*Exercise objective*
Reproduce only the stretch of entries below that begins at the first line and ends at the line holding "const rate_r0103 = [1.53e-5, 4.11e-4, 5.84e-3];".

*Supplied material*
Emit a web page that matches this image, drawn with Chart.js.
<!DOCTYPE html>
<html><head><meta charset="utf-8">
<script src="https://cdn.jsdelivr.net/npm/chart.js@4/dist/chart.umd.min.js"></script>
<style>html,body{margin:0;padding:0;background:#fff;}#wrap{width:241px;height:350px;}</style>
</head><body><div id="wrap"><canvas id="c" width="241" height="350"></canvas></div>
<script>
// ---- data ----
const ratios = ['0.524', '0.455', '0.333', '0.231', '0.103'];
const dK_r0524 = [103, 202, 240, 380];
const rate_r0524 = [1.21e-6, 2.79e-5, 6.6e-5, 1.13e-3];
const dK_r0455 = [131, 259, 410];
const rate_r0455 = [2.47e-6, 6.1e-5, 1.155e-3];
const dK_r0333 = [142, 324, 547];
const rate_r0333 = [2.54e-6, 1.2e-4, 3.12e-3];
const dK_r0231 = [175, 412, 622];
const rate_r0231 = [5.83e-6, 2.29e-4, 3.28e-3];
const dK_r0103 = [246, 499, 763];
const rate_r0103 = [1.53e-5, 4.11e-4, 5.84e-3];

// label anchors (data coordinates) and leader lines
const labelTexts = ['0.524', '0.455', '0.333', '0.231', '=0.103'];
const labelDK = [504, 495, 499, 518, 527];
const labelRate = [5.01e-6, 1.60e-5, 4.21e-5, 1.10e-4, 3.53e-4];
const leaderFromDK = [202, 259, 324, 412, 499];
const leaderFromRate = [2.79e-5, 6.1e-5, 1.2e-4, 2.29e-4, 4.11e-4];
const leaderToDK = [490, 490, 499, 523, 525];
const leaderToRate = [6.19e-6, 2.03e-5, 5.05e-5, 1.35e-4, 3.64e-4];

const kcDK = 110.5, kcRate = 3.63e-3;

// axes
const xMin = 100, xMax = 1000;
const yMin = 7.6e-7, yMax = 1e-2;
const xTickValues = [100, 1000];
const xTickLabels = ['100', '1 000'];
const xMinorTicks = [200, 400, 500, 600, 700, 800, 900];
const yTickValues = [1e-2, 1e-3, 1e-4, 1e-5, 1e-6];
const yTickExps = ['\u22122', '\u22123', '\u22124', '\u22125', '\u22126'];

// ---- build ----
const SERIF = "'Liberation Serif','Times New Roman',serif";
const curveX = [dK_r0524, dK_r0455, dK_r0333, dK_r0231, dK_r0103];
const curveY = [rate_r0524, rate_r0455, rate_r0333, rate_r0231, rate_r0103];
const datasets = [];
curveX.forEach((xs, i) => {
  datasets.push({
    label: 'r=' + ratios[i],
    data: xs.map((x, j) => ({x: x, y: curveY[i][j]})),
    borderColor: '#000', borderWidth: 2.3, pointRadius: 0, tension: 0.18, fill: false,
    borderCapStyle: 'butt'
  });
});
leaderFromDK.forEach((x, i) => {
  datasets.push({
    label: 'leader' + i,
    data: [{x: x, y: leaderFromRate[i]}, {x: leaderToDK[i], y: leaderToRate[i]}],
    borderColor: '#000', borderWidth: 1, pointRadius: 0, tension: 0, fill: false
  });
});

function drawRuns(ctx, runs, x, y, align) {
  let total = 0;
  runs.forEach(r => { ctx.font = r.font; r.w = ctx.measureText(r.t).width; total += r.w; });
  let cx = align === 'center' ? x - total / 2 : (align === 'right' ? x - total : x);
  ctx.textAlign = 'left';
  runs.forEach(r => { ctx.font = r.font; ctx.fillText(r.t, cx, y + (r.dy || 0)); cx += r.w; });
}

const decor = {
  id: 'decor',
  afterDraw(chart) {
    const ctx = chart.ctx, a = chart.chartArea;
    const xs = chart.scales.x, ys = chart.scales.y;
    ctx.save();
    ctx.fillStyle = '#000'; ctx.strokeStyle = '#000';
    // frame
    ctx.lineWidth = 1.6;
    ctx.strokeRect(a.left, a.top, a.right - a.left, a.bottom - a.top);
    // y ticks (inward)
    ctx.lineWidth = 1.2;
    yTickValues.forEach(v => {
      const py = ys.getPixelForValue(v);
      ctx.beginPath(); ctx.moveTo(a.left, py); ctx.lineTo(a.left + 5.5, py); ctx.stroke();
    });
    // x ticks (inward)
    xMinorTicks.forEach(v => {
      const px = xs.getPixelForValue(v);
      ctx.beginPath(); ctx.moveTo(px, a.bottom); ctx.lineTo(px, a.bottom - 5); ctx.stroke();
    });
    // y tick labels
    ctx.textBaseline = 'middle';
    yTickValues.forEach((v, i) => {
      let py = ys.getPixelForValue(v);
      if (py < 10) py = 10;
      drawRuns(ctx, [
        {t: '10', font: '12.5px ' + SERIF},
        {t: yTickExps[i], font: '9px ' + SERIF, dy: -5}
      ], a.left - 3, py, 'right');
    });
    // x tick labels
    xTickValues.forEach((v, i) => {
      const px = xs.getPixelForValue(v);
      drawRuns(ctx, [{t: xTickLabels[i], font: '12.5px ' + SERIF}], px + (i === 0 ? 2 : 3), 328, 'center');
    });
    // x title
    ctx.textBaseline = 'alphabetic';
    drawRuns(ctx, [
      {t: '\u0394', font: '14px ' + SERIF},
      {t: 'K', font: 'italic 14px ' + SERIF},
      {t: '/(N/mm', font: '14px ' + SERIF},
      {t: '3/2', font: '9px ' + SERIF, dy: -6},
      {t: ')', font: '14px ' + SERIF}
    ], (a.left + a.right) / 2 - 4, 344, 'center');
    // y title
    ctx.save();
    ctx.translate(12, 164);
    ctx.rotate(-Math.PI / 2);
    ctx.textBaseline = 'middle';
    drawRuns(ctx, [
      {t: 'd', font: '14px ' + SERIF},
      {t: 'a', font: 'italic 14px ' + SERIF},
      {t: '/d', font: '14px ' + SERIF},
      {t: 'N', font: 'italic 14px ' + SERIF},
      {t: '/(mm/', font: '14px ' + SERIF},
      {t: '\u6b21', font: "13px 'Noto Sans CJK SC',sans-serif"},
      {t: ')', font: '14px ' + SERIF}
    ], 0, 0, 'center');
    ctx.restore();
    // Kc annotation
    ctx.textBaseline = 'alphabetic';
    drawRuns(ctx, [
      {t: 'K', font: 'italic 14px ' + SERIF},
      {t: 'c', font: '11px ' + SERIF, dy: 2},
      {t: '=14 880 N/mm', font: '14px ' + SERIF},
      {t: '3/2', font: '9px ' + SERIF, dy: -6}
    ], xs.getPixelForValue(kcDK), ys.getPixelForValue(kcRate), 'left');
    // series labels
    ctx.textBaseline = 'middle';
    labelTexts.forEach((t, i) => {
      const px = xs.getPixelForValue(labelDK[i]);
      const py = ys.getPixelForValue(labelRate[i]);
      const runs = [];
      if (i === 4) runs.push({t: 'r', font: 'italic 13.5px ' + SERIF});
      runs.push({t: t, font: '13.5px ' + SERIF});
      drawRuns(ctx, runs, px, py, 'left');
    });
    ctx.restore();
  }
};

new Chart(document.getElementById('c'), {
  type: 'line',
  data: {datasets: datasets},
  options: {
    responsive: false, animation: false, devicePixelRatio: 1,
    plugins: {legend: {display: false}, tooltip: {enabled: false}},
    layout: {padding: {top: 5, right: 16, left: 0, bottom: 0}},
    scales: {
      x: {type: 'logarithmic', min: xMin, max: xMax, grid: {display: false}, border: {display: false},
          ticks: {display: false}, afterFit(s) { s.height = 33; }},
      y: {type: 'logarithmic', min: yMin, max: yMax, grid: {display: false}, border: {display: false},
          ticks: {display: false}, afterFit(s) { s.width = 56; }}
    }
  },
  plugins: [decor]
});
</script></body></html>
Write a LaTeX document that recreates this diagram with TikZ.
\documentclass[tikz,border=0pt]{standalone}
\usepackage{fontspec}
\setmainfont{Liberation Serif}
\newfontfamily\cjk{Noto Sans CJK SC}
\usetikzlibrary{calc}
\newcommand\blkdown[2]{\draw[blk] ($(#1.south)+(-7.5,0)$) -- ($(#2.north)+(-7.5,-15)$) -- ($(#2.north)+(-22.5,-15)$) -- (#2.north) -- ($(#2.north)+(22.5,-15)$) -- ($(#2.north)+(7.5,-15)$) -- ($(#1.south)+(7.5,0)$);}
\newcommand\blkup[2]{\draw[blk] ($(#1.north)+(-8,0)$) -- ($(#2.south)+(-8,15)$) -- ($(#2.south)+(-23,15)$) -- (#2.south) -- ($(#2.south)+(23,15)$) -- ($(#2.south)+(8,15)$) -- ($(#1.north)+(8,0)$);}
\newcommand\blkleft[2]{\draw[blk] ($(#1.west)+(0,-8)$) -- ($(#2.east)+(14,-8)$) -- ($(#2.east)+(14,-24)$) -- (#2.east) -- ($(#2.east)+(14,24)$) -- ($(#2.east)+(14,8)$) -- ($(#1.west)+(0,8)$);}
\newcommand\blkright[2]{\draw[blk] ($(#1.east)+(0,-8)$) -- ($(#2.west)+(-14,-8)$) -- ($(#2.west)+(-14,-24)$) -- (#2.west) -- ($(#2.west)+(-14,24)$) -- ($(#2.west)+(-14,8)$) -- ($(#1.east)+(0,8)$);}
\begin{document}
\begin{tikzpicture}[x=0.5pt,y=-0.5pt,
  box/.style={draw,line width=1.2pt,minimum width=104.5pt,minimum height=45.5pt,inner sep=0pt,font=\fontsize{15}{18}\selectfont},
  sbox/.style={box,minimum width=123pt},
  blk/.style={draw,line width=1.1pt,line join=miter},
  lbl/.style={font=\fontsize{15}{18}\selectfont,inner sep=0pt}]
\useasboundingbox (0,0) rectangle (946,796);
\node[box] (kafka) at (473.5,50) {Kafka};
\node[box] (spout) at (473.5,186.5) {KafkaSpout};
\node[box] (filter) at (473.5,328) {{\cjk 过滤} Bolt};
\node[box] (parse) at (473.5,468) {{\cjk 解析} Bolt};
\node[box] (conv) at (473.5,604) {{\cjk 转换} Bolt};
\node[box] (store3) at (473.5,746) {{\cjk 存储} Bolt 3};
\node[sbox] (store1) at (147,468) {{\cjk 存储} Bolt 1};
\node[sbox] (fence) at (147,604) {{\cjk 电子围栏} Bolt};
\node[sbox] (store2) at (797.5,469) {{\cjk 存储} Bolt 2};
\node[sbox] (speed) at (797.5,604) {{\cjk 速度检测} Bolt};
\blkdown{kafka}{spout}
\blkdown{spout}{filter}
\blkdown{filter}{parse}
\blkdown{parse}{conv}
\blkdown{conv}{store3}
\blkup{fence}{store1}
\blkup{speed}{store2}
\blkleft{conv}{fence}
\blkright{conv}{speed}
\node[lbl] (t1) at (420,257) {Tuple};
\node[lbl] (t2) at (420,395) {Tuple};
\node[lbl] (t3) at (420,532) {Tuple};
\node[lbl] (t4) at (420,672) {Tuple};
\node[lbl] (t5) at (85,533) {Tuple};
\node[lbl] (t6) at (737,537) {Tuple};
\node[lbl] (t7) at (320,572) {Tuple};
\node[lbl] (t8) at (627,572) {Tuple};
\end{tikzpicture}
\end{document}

*Result*
Emit a web page that matches this image, drawn with Chart.js.
<!DOCTYPE html>
<html><head><meta charset="utf-8">
<script src="https://cdn.jsdelivr.net/npm/chart.js@4/dist/chart.umd.min.js"></script>
<style>html,body{margin:0;padding:0;background:#fff;}#wrap{width:241px;height:350px;}</style>
</head><body><div id="wrap"><canvas id="c" width="241" height="350"></canvas></div>
<script>
// ---- data ----
const ratios = ['0.524', '0.455', '0.333', '0.231', '0.103'];
const dK_r0524 = [103, 202, 240, 380];
const rate_r0524 = [1.21e-6, 2.79e-5, 6.6e-5, 1.13e-3];
const dK_r0455 = [131, 259, 410];
const rate_r0455 = [2.47e-6, 6.1e-5, 1.155e-3];
const dK_r0333 = [142, 324, 547];
const rate_r0333 = [2.54e-6, 1.2e-4, 3.12e-3];
const dK_r0231 = [175, 412, 622];
const rate_r0231 = [5.83e-6, 2.29e-4, 3.28e-3];
const dK_r0103 = [246, 499, 763];
const rate_r0103 = [1.53e-5, 4.11e-4, 5.84e-3];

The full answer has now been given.